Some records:
#####

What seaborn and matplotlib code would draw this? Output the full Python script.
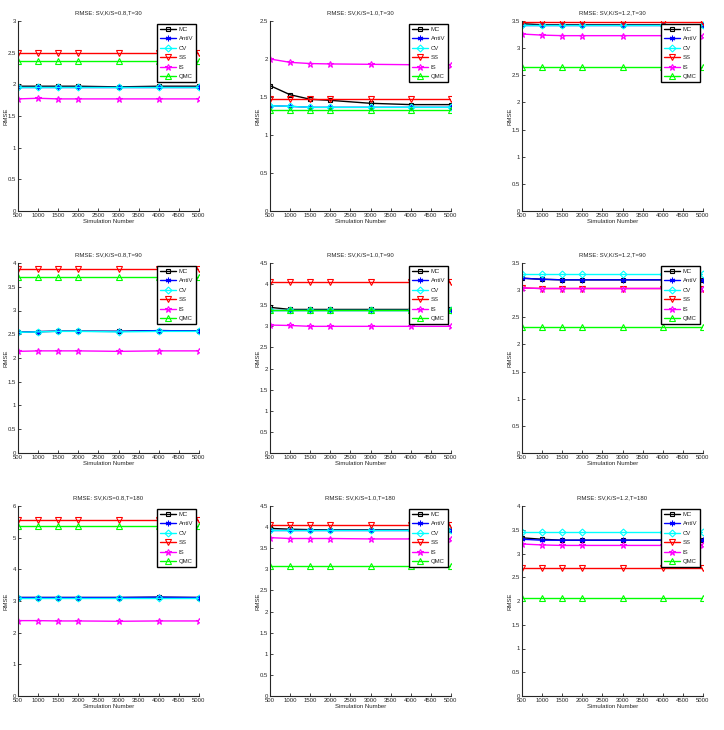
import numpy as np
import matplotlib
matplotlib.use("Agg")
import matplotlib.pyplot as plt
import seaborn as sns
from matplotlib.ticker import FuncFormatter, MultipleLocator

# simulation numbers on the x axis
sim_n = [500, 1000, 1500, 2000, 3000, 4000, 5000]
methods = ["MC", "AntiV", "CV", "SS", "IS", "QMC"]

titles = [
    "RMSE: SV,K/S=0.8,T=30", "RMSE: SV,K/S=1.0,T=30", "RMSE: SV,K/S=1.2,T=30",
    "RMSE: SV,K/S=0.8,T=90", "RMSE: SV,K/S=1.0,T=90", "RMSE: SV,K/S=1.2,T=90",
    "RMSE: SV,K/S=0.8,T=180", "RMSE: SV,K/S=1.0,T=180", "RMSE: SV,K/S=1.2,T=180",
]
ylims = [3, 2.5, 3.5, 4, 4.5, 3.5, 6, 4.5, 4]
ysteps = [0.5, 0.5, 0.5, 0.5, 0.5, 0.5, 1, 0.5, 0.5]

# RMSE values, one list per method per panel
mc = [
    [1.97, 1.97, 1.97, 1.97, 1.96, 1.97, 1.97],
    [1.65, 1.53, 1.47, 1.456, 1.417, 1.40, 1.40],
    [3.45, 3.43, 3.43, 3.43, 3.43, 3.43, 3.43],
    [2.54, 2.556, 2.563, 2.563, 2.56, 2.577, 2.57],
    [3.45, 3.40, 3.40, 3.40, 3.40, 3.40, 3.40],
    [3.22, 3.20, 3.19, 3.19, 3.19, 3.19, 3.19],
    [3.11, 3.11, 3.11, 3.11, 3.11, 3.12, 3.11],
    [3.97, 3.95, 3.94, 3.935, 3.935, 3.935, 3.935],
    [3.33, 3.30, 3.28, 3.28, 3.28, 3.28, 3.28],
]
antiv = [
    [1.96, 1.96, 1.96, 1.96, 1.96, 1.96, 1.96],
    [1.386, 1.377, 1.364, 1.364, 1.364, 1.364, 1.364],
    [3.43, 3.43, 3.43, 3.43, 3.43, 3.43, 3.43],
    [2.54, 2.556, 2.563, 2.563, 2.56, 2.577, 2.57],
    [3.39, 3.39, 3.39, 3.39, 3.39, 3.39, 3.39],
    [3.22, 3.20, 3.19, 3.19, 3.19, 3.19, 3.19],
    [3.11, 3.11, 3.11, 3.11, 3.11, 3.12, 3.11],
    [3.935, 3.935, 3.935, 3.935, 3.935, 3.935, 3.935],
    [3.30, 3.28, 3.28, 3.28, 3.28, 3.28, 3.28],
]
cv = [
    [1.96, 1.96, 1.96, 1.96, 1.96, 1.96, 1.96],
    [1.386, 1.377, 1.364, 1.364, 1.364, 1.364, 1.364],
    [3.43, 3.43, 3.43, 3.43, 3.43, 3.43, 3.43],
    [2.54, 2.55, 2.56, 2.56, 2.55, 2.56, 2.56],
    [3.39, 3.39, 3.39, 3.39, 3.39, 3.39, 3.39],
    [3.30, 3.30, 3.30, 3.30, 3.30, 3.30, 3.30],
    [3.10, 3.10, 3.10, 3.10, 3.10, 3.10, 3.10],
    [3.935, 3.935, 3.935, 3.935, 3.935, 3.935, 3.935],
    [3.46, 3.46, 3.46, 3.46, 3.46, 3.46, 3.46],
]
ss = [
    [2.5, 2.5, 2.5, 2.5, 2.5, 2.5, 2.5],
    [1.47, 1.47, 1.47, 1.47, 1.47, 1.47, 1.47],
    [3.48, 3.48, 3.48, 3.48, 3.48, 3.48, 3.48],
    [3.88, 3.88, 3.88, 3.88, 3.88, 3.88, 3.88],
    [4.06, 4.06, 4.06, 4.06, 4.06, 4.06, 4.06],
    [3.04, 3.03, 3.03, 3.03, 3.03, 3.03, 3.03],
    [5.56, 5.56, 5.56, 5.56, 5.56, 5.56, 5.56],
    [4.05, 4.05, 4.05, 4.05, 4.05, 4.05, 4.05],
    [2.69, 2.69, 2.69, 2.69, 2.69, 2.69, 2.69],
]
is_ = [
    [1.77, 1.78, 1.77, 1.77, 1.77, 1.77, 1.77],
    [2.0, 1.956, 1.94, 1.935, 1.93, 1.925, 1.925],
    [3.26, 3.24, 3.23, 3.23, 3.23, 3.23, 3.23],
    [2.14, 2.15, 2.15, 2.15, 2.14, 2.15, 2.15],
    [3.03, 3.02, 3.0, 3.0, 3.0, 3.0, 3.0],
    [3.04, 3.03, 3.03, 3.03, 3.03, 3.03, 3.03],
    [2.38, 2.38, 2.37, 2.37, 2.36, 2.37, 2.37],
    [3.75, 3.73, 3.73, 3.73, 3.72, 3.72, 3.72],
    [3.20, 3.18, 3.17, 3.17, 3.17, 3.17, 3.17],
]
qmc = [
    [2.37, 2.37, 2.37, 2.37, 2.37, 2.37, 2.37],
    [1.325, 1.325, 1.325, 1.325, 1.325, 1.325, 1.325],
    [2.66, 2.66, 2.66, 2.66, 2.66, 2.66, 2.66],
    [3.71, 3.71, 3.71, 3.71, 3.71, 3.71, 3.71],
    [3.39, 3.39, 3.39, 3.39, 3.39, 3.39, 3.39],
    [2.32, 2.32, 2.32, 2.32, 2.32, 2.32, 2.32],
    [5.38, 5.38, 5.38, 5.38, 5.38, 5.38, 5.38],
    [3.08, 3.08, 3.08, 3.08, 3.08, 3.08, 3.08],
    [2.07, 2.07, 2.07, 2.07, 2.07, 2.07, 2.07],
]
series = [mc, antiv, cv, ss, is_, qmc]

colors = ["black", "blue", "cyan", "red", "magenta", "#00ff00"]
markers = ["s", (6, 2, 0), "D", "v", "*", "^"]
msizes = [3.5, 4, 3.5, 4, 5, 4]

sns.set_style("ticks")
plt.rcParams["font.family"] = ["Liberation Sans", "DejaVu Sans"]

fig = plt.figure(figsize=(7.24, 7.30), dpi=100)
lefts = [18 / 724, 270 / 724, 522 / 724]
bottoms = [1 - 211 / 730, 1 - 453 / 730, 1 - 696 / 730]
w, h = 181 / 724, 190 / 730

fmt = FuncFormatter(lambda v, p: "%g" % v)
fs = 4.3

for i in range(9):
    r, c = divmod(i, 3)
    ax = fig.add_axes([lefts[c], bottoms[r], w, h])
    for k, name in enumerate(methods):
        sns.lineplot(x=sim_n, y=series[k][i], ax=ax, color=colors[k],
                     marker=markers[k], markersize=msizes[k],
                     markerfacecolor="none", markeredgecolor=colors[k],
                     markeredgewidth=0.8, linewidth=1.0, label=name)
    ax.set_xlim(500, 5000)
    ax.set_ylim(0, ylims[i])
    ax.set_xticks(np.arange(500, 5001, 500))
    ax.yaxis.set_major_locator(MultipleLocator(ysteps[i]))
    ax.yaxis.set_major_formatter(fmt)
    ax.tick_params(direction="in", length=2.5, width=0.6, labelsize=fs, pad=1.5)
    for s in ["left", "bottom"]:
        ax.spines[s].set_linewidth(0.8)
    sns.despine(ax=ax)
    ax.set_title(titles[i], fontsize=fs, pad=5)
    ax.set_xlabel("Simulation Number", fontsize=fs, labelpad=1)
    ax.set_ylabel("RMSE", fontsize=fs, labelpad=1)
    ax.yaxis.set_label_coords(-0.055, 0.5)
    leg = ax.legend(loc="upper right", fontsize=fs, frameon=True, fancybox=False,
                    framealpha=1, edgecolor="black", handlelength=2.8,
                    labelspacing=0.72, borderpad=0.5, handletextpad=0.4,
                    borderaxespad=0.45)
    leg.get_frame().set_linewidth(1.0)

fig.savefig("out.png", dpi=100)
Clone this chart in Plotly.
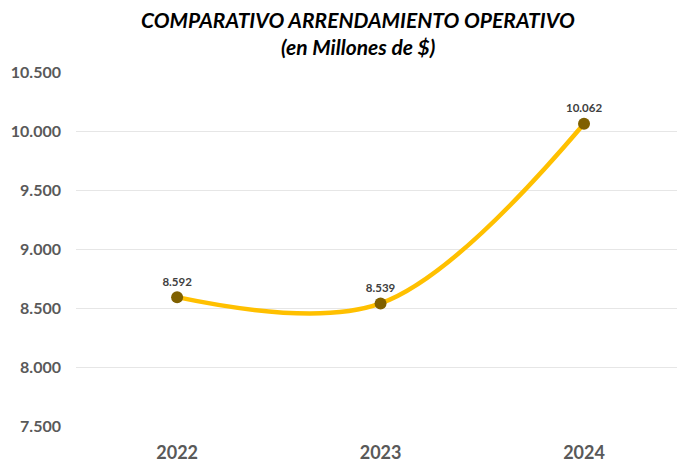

#####

_Task prompt_
Of all the lines above, how many contain the word "seaborn"? Give the number and nothing else.

_Task result_
2